(Dataset records)
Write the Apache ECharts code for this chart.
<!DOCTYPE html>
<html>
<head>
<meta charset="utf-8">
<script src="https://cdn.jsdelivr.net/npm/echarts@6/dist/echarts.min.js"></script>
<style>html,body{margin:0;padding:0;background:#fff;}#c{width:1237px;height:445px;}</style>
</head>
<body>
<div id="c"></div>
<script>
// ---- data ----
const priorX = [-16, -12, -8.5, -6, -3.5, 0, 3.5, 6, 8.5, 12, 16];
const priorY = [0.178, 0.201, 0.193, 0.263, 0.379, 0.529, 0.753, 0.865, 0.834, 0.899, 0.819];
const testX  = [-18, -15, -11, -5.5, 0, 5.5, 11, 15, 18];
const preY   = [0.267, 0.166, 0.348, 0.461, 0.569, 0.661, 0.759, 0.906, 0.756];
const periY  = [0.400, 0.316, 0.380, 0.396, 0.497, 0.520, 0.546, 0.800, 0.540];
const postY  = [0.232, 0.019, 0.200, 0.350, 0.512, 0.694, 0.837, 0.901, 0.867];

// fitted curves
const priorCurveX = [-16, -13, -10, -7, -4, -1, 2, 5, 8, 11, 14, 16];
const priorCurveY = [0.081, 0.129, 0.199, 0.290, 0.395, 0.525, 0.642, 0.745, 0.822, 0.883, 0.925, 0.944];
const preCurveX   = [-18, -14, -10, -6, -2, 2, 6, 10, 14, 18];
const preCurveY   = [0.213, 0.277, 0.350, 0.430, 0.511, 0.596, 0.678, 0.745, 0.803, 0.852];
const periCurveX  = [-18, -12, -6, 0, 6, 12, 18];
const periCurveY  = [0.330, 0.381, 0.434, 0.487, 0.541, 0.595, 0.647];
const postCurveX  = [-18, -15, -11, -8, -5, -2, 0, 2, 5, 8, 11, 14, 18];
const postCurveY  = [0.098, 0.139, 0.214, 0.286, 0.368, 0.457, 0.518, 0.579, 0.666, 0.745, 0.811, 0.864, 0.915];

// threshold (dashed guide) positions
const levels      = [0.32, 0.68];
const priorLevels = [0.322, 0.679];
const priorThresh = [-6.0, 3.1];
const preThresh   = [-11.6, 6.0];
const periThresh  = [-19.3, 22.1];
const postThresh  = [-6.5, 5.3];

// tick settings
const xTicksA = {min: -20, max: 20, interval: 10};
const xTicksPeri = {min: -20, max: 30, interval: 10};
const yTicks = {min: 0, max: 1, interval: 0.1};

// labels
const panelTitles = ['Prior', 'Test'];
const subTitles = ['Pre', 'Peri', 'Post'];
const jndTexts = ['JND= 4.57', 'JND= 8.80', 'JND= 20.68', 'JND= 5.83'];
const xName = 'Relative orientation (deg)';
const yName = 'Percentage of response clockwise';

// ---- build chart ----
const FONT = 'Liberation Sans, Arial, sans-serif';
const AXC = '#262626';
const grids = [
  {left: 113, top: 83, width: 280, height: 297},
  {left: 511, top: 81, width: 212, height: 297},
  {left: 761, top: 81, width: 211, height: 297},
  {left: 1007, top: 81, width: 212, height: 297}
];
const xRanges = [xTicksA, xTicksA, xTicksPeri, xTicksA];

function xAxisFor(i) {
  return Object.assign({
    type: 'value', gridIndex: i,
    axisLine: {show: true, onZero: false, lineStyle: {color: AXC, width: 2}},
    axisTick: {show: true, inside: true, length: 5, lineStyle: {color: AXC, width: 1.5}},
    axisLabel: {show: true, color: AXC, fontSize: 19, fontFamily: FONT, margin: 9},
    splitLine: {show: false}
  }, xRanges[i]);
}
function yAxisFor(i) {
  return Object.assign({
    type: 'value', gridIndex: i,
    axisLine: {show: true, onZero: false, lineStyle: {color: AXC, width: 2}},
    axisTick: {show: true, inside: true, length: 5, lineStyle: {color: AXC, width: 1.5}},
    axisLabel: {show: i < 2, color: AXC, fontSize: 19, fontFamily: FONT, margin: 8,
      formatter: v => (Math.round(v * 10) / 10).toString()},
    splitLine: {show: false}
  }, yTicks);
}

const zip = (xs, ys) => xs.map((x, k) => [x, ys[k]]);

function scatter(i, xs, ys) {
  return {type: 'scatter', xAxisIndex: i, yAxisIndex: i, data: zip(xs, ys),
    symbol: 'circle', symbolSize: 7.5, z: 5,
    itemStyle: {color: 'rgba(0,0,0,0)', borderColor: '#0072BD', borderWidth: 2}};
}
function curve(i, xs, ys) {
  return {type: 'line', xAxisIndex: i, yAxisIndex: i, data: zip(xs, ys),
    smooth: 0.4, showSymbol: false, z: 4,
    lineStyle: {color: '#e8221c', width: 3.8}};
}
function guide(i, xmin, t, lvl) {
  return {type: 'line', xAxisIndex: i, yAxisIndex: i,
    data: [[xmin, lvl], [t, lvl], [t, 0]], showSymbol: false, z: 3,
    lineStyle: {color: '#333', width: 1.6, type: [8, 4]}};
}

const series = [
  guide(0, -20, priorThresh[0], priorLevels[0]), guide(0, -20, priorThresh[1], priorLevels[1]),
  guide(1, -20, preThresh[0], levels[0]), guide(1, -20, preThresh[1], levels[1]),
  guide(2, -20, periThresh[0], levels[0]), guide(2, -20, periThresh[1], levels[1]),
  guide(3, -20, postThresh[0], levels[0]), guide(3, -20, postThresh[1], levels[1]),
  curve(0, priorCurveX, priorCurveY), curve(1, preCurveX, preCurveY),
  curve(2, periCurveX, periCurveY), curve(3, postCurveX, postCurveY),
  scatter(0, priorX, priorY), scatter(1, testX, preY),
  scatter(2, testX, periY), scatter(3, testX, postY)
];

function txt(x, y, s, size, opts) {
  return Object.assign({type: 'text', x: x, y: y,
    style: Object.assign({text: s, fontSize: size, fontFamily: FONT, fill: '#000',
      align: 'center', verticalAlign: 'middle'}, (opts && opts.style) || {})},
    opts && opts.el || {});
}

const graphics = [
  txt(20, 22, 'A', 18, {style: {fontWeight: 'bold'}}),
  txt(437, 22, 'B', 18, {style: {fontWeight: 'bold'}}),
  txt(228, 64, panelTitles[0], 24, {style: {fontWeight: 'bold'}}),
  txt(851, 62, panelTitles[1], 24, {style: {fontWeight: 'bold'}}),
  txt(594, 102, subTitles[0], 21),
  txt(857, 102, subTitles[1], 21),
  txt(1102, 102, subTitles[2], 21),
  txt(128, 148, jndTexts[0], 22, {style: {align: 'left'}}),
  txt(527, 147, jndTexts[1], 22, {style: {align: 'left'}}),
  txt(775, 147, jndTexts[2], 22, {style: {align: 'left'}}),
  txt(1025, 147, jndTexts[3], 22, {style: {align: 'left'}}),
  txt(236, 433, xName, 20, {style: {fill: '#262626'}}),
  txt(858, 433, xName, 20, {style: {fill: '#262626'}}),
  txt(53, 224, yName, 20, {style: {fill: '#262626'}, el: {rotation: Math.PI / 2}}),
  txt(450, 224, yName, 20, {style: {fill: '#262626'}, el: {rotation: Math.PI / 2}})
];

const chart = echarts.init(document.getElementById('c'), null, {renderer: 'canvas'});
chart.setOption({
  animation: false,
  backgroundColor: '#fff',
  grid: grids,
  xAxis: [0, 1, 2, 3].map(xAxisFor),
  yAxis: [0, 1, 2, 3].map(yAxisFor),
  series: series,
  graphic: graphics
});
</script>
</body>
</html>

--

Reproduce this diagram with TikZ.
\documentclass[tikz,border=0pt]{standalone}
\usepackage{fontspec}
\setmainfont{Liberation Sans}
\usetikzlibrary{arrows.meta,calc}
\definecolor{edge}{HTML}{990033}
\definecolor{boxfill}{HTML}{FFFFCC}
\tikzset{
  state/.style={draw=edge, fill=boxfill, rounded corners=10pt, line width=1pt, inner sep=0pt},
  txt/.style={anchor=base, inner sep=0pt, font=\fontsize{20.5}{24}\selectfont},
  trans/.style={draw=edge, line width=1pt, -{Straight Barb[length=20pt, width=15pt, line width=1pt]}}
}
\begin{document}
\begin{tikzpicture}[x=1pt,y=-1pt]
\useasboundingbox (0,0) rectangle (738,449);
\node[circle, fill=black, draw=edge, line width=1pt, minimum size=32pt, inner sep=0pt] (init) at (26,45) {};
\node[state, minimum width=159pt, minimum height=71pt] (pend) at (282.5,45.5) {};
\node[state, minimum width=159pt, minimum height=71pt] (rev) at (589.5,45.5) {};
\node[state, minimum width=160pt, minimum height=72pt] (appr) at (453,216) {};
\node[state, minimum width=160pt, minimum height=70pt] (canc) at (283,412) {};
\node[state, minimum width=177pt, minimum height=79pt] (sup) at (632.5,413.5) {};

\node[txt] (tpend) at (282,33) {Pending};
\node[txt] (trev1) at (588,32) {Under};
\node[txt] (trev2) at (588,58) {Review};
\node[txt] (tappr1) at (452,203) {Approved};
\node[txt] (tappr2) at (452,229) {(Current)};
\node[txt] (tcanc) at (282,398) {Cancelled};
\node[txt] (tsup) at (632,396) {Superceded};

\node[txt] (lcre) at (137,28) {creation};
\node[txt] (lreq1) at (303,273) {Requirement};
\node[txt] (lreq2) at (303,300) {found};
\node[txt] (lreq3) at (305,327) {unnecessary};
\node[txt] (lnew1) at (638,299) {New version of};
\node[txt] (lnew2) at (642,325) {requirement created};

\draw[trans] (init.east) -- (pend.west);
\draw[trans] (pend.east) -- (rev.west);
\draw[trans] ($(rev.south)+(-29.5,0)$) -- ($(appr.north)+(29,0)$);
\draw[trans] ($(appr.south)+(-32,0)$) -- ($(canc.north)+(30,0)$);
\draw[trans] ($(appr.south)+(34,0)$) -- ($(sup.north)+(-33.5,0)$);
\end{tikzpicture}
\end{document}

WHAT YOU HAVE TO DO » Extract the lines from the line with "Reproduce this diagram with TikZ." to the line with "(tsup) at (632,396)", inclusive, reproducing them exactly and leaving out every other line.

WRITTEN RESPONSE »
Reproduce this diagram with TikZ.
\documentclass[tikz,border=0pt]{standalone}
\usepackage{fontspec}
\setmainfont{Liberation Sans}
\usetikzlibrary{arrows.meta,calc}
\definecolor{edge}{HTML}{990033}
\definecolor{boxfill}{HTML}{FFFFCC}
\tikzset{
  state/.style={draw=edge, fill=boxfill, rounded corners=10pt, line width=1pt, inner sep=0pt},
  txt/.style={anchor=base, inner sep=0pt, font=\fontsize{20.5}{24}\selectfont},
  trans/.style={draw=edge, line width=1pt, -{Straight Barb[length=20pt, width=15pt, line width=1pt]}}
}
\begin{document}
\begin{tikzpicture}[x=1pt,y=-1pt]
\useasboundingbox (0,0) rectangle (738,449);
\node[circle, fill=black, draw=edge, line width=1pt, minimum size=32pt, inner sep=0pt] (init) at (26,45) {};
\node[state, minimum width=159pt, minimum height=71pt] (pend) at (282.5,45.5) {};
\node[state, minimum width=159pt, minimum height=71pt] (rev) at (589.5,45.5) {};
\node[state, minimum width=160pt, minimum height=72pt] (appr) at (453,216) {};
\node[state, minimum width=160pt, minimum height=70pt] (canc) at (283,412) {};
\node[state, minimum width=177pt, minimum height=79pt] (sup) at (632.5,413.5) {};

\node[txt] (tpend) at (282,33) {Pending};
\node[txt] (trev1) at (588,32) {Under};
\node[txt] (trev2) at (588,58) {Review};
\node[txt] (tappr1) at (452,203) {Approved};
\node[txt] (tappr2) at (452,229) {(Current)};
\node[txt] (tcanc) at (282,398) {Cancelled};
\node[txt] (tsup) at (632,396) {Superceded};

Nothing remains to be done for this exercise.